How can it be Friday already???????!!!!!!
I am supposed to give this big, emotional, spirit filled speech/testimony tomorrow night and I am so not prepared! It seems like every time I sit down to figure out what I am going to say and how to say it I get distracted or plainly just avoid doing the work to prepare like I know I should. It is not like I have never done this before and I know in a nut shell what to say and how to be lead by the spirit, but it feels like my nerves are working over time on me about this event.
Last night I could not sleep, as much as I tried because my hubby was finally home and in bed next to me. But I kept tossing and turning and praying and crying as things ran threw my head and heart. Finally at around 3:30 or so I went down stairs to the computer to read some of my past writings, knowing that all the information I will need is in my files. BUT, I could not find my files that are all related to the articles and statistics and my past speeches!! I took a better part of an hour looking in every single word file I have on my computer.. and nothing. It is as if any file that had the word abortion in it was deleted, vanished. I know where it was the last time I pulled it up (months ago) and I know I did not deleted all those files.. nor any one in my family that shares this computer.. call me paranoid now.. it is like the enemy came in and wiped it all away!!! JUST THOSE SPESIFIC FILES!! Thankfully the bulk of my writings have shown up here in my journal and webpages and it just takes a bit of searching of three years of entries to find what I need.
I started to type out my testimony, and what was on my heart and at about page three and six in the morning Josh came down asking what I was still doing up. I am not even close to being finished and as I read and reread it, it just doesn't convey what I want to say, it feels like a dry, bitter, narrative of the events..it has a strong start but I am stuck. It is partly because I am questioning myself.. why does anyone want to hear me, what do I really have to say that is meaningful.. Why does the Lord want to use me... I feel worse than Moses, I feel very inadequate right now.When I agreed to do this speaking engagement I knew it was of the Lord and was very excited but right now I am feeling like a fool and un confidant, knowing full well that these are all negative thoughts being thrown at me to discourage me and that I should keep pushing threw with prayer and drawing on the Lord's strength.
It is a rainy gloomy day that reflects the inner storm going on with me right now. Because I couldn't sleep last night I have been snoozing most of the day.
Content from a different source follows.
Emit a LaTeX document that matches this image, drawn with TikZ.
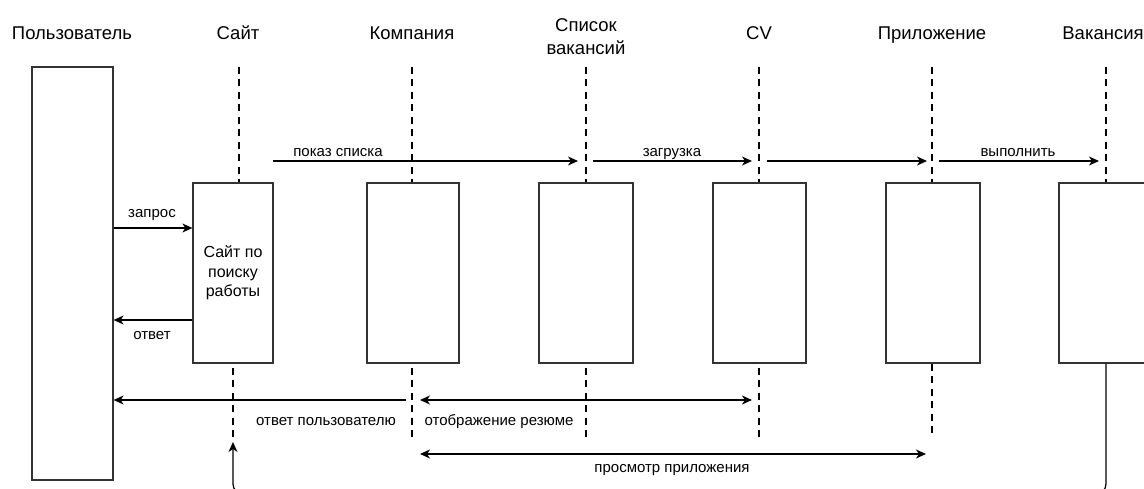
\documentclass[tikz,border=0pt]{standalone}
\usepackage{fontspec}
\setmainfont{Liberation Sans}
\usetikzlibrary{arrows.meta}

\begin{document}
\begin{tikzpicture}[x=1pt,y=-1pt,
    box/.style={draw=black!80,line width=1.2pt,fill=white,inner sep=0pt,minimum height=180pt,font=\fontsize{16}{19.5}\selectfont,align=center},
    title/.style={font=\fontsize{18.5}{23.5}\selectfont,inner sep=0pt,anchor=base,align=center},
    lbl/.style={font=\fontsize{15}{18}\selectfont,inner sep=0pt,anchor=base},
    lane/.style={line width=2.4pt,dash pattern=on 7pt off 5.5pt},
    lanelow/.style={lane,dash phase=8.5pt},
    post/.style={-{Stealth[length=10pt,width=9pt,inset=3pt]},line width=1.2pt},
    both/.style={{Stealth[length=10pt,width=9pt,inset=3pt]}-{Stealth[length=10pt,width=9pt,inset=3pt]},line width=1.2pt}
  ]
  \useasboundingbox (0,0) rectangle (1144,489);

  \node[title] (tuser) at (72,40) {Пользователь};
  \node[title] (tsite) at (238,40) {Сайт};
  \node[title] (tcomp) at (412,40) {Компания};
  \node[title,anchor=south] (tlist) at (586,55) {Список\\вакансий};
  \node[title] (tcv) at (759,40) {CV};
  \node[title] (tapp) at (932,40) {Приложение};
  \node[title] (tvac) at (1103,40) {Вакансия};

  \node[box,minimum width=81pt,minimum height=413pt] (user) at (72.5,273.5) {};
  \node[box,minimum width=80pt] (site) at (233,273) {Сайт по\\поиску\\работы};
  \node[box,minimum width=92pt] (comp) at (413,273) {};
  \node[box,minimum width=94pt] (list) at (586,273) {};
  \node[box,minimum width=93pt] (cv) at (759.5,273) {};
  \node[box,minimum width=94pt] (app) at (933,273) {};
  \node[box,minimum width=94pt] (vac) at (1106,273) {};

  \coordinate (sitetop) at (239,67);
  \coordinate (comptop) at (412,67);
  \coordinate (listtop) at (586,67);
  \coordinate (cvtop) at (759,67);
  \coordinate (apptop) at (932,67);
  \coordinate (vactop) at (1106,67);
  \draw[lane] (sitetop) -- (sitetop |- site.north);
  \draw[lane] (comptop) -- (comptop |- comp.north);
  \draw[lane] (listtop) -- (listtop |- list.north);
  \draw[lane] (cvtop) -- (cvtop |- cv.north);
  \draw[lane] (apptop) -- (apptop |- app.north);
  \draw[lane] (vactop) -- (vactop |- vac.north);

  \coordinate (siteend) at (233,440);
  \coordinate (compend) at (412,440);
  \coordinate (listend) at (586,440);
  \coordinate (cvend) at (759,440);
  \coordinate (append) at (932,437);
  \draw[lanelow] (siteend |- site.south) -- (siteend);
  \draw[lanelow] (compend |- comp.south) -- (compend);
  \draw[lanelow] (listend |- list.south) -- (listend);
  \draw[lanelow] (cvend |- cv.south) -- (cvend);
  \draw[lane] (append |- app.south) -- (append);

  \coordinate (show0) at (273,161);
  \coordinate (show1) at (578,161);
  \coordinate (load0) at (593,161);
  \coordinate (load1) at (752,161);
  \coordinate (pass0) at (767,161);
  \coordinate (pass1) at (927,161);
  \coordinate (run0) at (939,161);
  \coordinate (run1) at (1099,161);
  \draw[post] (show0) -- (show1);
  \draw[post] (load0) -- (load1);
  \draw[post] (pass0) -- (pass1);
  \draw[post] (run0) -- (run1);
  \node[lbl] (lshow) at (338,157) {показ списка};
  \node[lbl] (lload) at (672,157) {загрузка};
  \node[lbl] (lrun) at (1018,157) {выполнить};

  \coordinate (req) at (150,228);
  \coordinate (resp) at (150,320);
  \draw[post] (user.east |- req) -- (site.west |- req);
  \draw[post] (site.west |- resp) -- (user.east |- resp);
  \node[lbl] (lreq) at (152,218) {запрос};
  \node[lbl] (lresp) at (152,339) {ответ};

  \coordinate (back) at (406,400);
  \coordinate (cv0) at (420,400);
  \coordinate (cv1) at (752,400);
  \coordinate (view0) at (420,454);
  \coordinate (view1) at (926,454);
  \draw[post] (back) -- (user.east |- back);
  \draw[both] (cv0) -- (cv1);
  \draw[both] (view0) -- (view1);
  \node[lbl] (lback) at (326,425) {ответ пользователю};
  \node[lbl] (lcv) at (499,425) {отображение резюме};
  \node[lbl] (lview) at (672,472) {просмотр приложения};

  \coordinate (ret) at (233,442);
  \coordinate (low) at (0,494);
  \draw[post,rounded corners=10pt] (vac.south) -- (vac.south |- low) -- (ret |- low) -- (ret);
\end{tikzpicture}
\end{document}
I was supposed to do the major grocery shopping for the week today.. didn't get done. I do have most of what the kids need for the sleep overs they are going to tonight ready, that is a plus. Josh and I are supposed to go out tonight since we have all the kids out of the house and he is also taking me out tomorrow night to a party with some of the guys and the wives from his work. You would think I would be so ecstatic about all that and looking forward to getting out. I am and I want to take full advantage of the time alone with him and a chance to cut loose but I guess I just don't feel worthy of two nights out in a row, that I am too lazy to warrant it. That I don't deserve to enjoy myself until I know what I need to get done is done.
I know it will all work out even better than I can hope for, because The Lord My God is in control. I am going to stop feeding these doubts and the spirit of anxiety right now!